══ Available data ══
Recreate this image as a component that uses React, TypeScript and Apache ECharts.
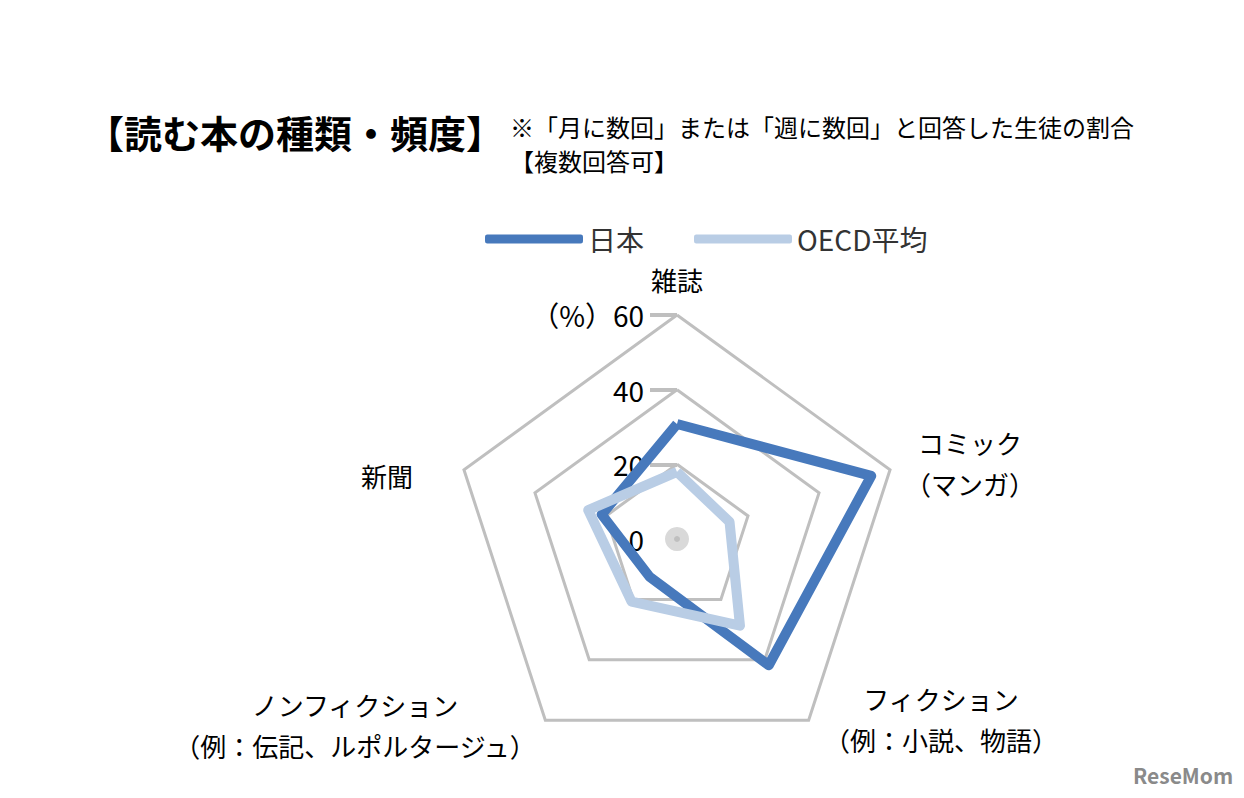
import React, { useEffect, useRef } from "react";
import * as echarts from "echarts";

const categories = ["雑誌", "コミック\n（マンガ）", "フィクション\n（例：小説、物語）", "ノンフィクション\n（例：伝記、ルポルタージュ）", "新聞"];
const japan = [30.8, 54.7, 41.8, 12.5, 21.2];
const oecd = [18.0, 14.8, 28.7, 20.7, 25.0];
const seriesNames = ["日本", "OECD平均"];
const tickValues = [20, 40, 60];

const FONT = "'Noto Sans CJK JP', 'Noto Sans', sans-serif";
const CX = 677;
const CY = 539;
const R = 224;

// label anchors (text only)
const labelPos = [
  [677, 279],
  [970, 463],
  [941, 719],
  [355, 725],
  [387, 475],
];

// ECharts radar runs counter-clockwise; reorder to draw clockwise
const order = [0, 4, 3, 2, 1];
const reorder = (arr: number[]) => order.map((i) => arr[i]);

export default function App() {
  const ref = useRef<HTMLDivElement>(null);
  useEffect(() => {
    if (!ref.current) return;
    const chart = echarts.init(ref.current, undefined, { renderer: "svg" });
    const labelGraphics = categories.map((c, i) => ({
      type: "text",
      x: labelPos[i][0],
      y: labelPos[i][1],
      style: {
        text: c,
        font: `26px ${FONT}`,
        fill: "#000",
        align: "center",
        verticalAlign: "middle",
        lineHeight: 41,
      },
    }));
    chart.setOption({
      animation: false,
      backgroundColor: "#fff",
      legend: {
        data: seriesNames,
        left: 480,
        top: 220,
        icon: "roundRect",
        itemWidth: 98,
        itemHeight: 9,
        itemGap: 50,
        textStyle: { fontSize: 28, color: "#333", fontFamily: FONT },
      },
      radar: {
        center: [CX, CY],
        radius: R,
        shape: "polygon",
        startAngle: 90,
        splitNumber: 3,
        indicator: order.map((i) => ({ name: categories[i], min: 0, max: 60 })),
        axisName: { show: false },
        axisLine: { show: false },
        axisTick: { show: false },
        axisLabel: { show: false },
        splitArea: { show: false },
        splitLine: { lineStyle: { color: "#bfbfbf", width: 3 } },
      },
      grid: { left: CX, top: CY - R, height: R, width: 2, containLabel: false },
      xAxis: { type: "value", show: false },
      yAxis: {
        type: "value",
        min: 0,
        max: 60,
        interval: 20,
        axisLine: { show: false },
        splitLine: { show: false },
        axisTick: { show: true, length: 27, customValues: tickValues, lineStyle: { color: "#bfbfbf", width: 4 } },
        axisLabel: {
          margin: 33,
          fontSize: 28,
          color: "#000",
          fontFamily: FONT,
          formatter: (v: number) => (v === 60 ? "（%）60" : String(v)),
        },
      },
      series: [
        {
          type: "radar",
          name: seriesNames[0],
          symbol: "none",
          color: "#4779BC",
          lineStyle: { width: 10, color: "#4779BC" },
          data: [{ value: reorder(japan), name: seriesNames[0] }],
          z: 2,
        },
        {
          type: "radar",
          name: seriesNames[1],
          symbol: "none",
          color: "#B9CDE5",
          lineStyle: { width: 10, color: "#B9CDE5" },
          data: [{ value: reorder(oecd), name: seriesNames[1] }],
          z: 3,
        },
      ],
      graphic: [
        {
          type: "circle",
          shape: { cx: CX, cy: CY, r: 12 },
          style: { fill: "#d9d9d9" },
          z: 1,
        },
        {
          type: "circle",
          shape: { cx: CX, cy: CY, r: 3 },
          style: { fill: "#bfbfbf" },
          z: 1,
        },
        {
          type: "text",
          x: 86,
          y: 131,
          style: {
            text: "【読む本の種類・頻度】",
            font: `bold 38px ${FONT}`,
            fill: "#000",
            verticalAlign: "middle",
          },
        },
        {
          type: "text",
          x: 510,
          y: 126,
          style: {
            text: "※「月に数回」または「週に数回」と回答した生徒の割合",
            font: `24px ${FONT}`,
            fill: "#000",
            verticalAlign: "middle",
          },
        },
        {
          type: "text",
          x: 510,
          y: 160,
          style: {
            text: "【複数回答可】",
            font: `24px ${FONT}`,
            fill: "#000",
            verticalAlign: "middle",
          },
        },
        {
          type: "text",
          x: 1133,
          y: 775,
          style: {
            text: "ReseMom",
            font: `bold 21px ${FONT}`,
            fill: "#8a8a8a",
            verticalAlign: "middle",
          },
        },
        ...labelGraphics,
      ],
    });
    return () => chart.dispose();
  }, []);
  return (
    <div
      ref={ref}
      style={{ position: "fixed", left: 0, top: 0, width: 1244, height: 798, background: "#fff" }}
    />
  );
}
═══
### Work required
In the material above, find the lines that contain "React" and show them.

### Task output
Recreate this image as a component that uses React, TypeScript and Apache ECharts.
import React, { useEffect, useRef } from "react";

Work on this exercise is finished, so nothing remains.